Saturday March 13th, 2004

The Houston Chronicle has an article about Mozilla Firefox, describing the browser as "easy, fun, fast, safe, free". The report highlights Firefox's popup blocking, tabbed browsing, integrated Google search, extensions, download manager, speed and privacy options. Thanks to tityre for telling us about this article.


#28 Re: Re: Re: Re: Re: Firefox is the only alternativ

by bzbarsky

Sunday March 14th, 2004 5:37 PM

You are replying to this message

> it is NOT a 'display' bug because the page renders with CSS when the CSS has downloaded

Unless the page positions boxes via Javascript based on computed positions of other boxes. In that case, since the JS may run before the CSS has downloaded, the boxes will end up mispositioned. See hyatt's blog about the problems he ran into with this.

Now this does not break a W3C recommendation, since there is no W3C recommendation that requires CSS to be loaded at all. But it _does_ break actual real-world popular sites. Which, all else being equal, makes it a bug.

> Your criticism is therefore very misleading as you complain about one link yet ignore the Eric Meyer reference > completely.

My criticism applies to every single test involved.
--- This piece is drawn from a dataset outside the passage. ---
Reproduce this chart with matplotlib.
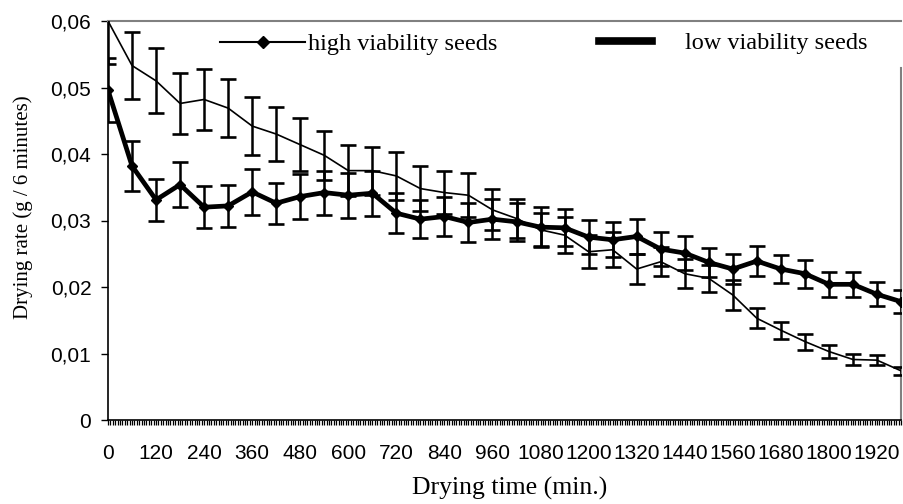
import matplotlib
matplotlib.use("Agg")
import matplotlib.pyplot as plt
from matplotlib.lines import Line2D
from matplotlib.ticker import FixedLocator, MultipleLocator, FuncFormatter

# ---- data ----
time_min = [0, 60, 120, 180, 240, 300, 360, 420, 480, 540, 600, 660, 720, 780, 840, 900,
            960, 1020, 1080, 1140, 1200, 1260, 1320, 1380, 1440, 1500, 1560, 1620, 1680,
            1740, 1800, 1860, 1920, 1980]
high_rate = [0.0600, 0.0533, 0.0510, 0.0476, 0.0482, 0.0469, 0.0442, 0.0430, 0.0414, 0.0398,
             0.0375, 0.0375, 0.0367, 0.0348, 0.0342, 0.0338, 0.0316, 0.0303, 0.0286, 0.0278,
             0.0253, 0.0256, 0.0227, 0.0238, 0.0220, 0.0213, 0.0188, 0.0153, 0.0135, 0.0118,
             0.0103, 0.0091, 0.0090, 0.0074]
high_err = [0.0064, 0.0051, 0.0049, 0.0046, 0.0046, 0.0044, 0.0043, 0.0041, 0.0040, 0.0037,
            0.0038, 0.0036, 0.0036, 0.0034, 0.0032, 0.0033, 0.0031, 0.0030, 0.0025, 0.0027,
            0.0025, 0.0026, 0.0022, 0.0022, 0.0022, 0.0020, 0.0022, 0.0015, 0.0013, 0.0012,
            0.0010, 0.0009, 0.0008, 0.0006]
low_rate = [0.0496, 0.0382, 0.0331, 0.0354, 0.0320, 0.0322, 0.0343, 0.0326, 0.0336, 0.0342,
            0.0338, 0.0341, 0.0311, 0.0302, 0.0306, 0.0297, 0.0302, 0.0298, 0.0290, 0.0289,
            0.0275, 0.0271, 0.0276, 0.0257, 0.0251, 0.0237, 0.0227, 0.0239, 0.0227, 0.0220,
            0.0204, 0.0204, 0.0189, 0.0178]
low_err = [0.0048, 0.0037, 0.0032, 0.0034, 0.0032, 0.0032, 0.0034, 0.0031, 0.0034, 0.0033,
           0.0034, 0.0034, 0.0030, 0.0029, 0.0030, 0.0029, 0.0030, 0.0029, 0.0030, 0.0028,
           0.0026, 0.0026, 0.0026, 0.0025, 0.0025, 0.0022, 0.0022, 0.0023, 0.0021, 0.0021,
           0.0019, 0.0019, 0.0018, 0.0017]
x_tick_values = [0, 120, 240, 360, 480, 600, 720, 840, 960, 1080, 1200, 1320, 1440, 1560,
                 1680, 1800, 1920]
y_tick_values = [0, 0.01, 0.02, 0.03, 0.04, 0.05, 0.06]
labels = ["high viability seeds", "low viability seeds"]
xlabel = "Drying time (min.)"
ylabel = "Drying rate (g / 6 minutes)"

SERIF = "Liberation Serif"
SANS = "Liberation Sans"

fig = plt.figure(figsize=(9.04, 5.04), dpi=100)
ax = fig.add_axes([108 / 904, 84 / 504, 793 / 904, 399 / 504])

ax.errorbar(time_min, high_rate, yerr=high_err, color="black", lw=1.2,
            elinewidth=1.8, capsize=5.8, capthick=1.9, zorder=3)
ax.errorbar(time_min, low_rate, yerr=low_err, color="black", lw=3.4,
            marker="D", markersize=5, elinewidth=1.8, capsize=5.8, capthick=1.9, zorder=4)

ax.set_xlim(0, 1980)
ax.set_ylim(0, 0.06)

ax.xaxis.set_major_locator(FixedLocator(x_tick_values))
ax.xaxis.set_minor_locator(MultipleLocator(6))
ax.yaxis.set_major_locator(FixedLocator(y_tick_values))
ax.yaxis.set_major_formatter(FuncFormatter(
    lambda v, p: "0" if abs(v) < 1e-12 else ("%.2f" % v).replace(".", ",")))

ax.tick_params(axis="x", which="both", direction="out", length=3.6, width=0.9,
               pad=14, labelsize=15)
ax.tick_params(axis="y", which="major", direction="out", length=5, width=1,
               pad=7, labelsize=15)
for lab in ax.get_xticklabels() + ax.get_yticklabels():
    lab.set_fontfamily(SANS)

for s in ["left", "bottom"]:
    ax.spines[s].set_color("black")
    ax.spines[s].set_linewidth(1.2)
for s in ["top", "right"]:
    ax.spines[s].set_color("#808080")
    ax.spines[s].set_linewidth(1.5)
ax.spines["right"].set_bounds(0, 0.0529)

ax.set_xlabel(xlabel, fontfamily=SERIF, fontsize=18.5)
ax.xaxis.set_label_coords(0.507, -0.142)
ax.set_ylabel(ylabel, fontfamily=SERIF, fontsize=15)
ax.yaxis.set_label_coords(-0.095, 0.534)

h1 = Line2D([], [], color="black", lw=1.5, marker="D", markersize=6)
h2 = Line2D([], [], color="black", lw=5.5)
leg1 = ax.legend([h1], [labels[0]], loc="center left",
                 bbox_to_anchor=(220 / 904, 1 - 44 / 504), bbox_transform=fig.transFigure,
                 frameon=False, borderpad=0, borderaxespad=0, handlelength=3.5,
                 handletextpad=0.1, prop={"family": SERIF, "size": 17.5})
ax.add_artist(leg1)
ax.legend([h2], [labels[1]], loc="center left",
          bbox_to_anchor=(599 / 904, 1 - 43 / 504), bbox_transform=fig.transFigure,
          frameon=False, borderpad=0, borderaxespad=0, handlelength=2.2,
          handletextpad=1.35, prop={"family": SERIF, "size": 17.5})

fig.savefig("out.png", dpi=100)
See Eric Myer's recent posts to <www-style@w3.org> for his opinion of his own tests. It's not very flattering; he's stopped maintaining them for a reason. PPK's tests are even more limited than Eric's and even less indicative of anything.

I admit that I somewhat misread what you say about the DHTML test. But note that you don't address the problem of interaction with the browser UI and window manager. For example, Mozilla used to be about 10 times as fast on the window.status test, when we updated the status asynchronously. As a result, we would only paint the statusbar every 10 updates or so, which was a hell of a lot faster than painting it every update (as we do now, since it leads to a better user experience). Opera doesn't seem to change the status at all (in part because it's not even showing a status bar) during this test. That's about 20 seconds time difference right there (on my machine, Mozilla takes about 25 seconds or about 2 seconds if I disable status bar updates in preferences; Opera takes those same 2 seconds, and as I said it's not updating the status bar).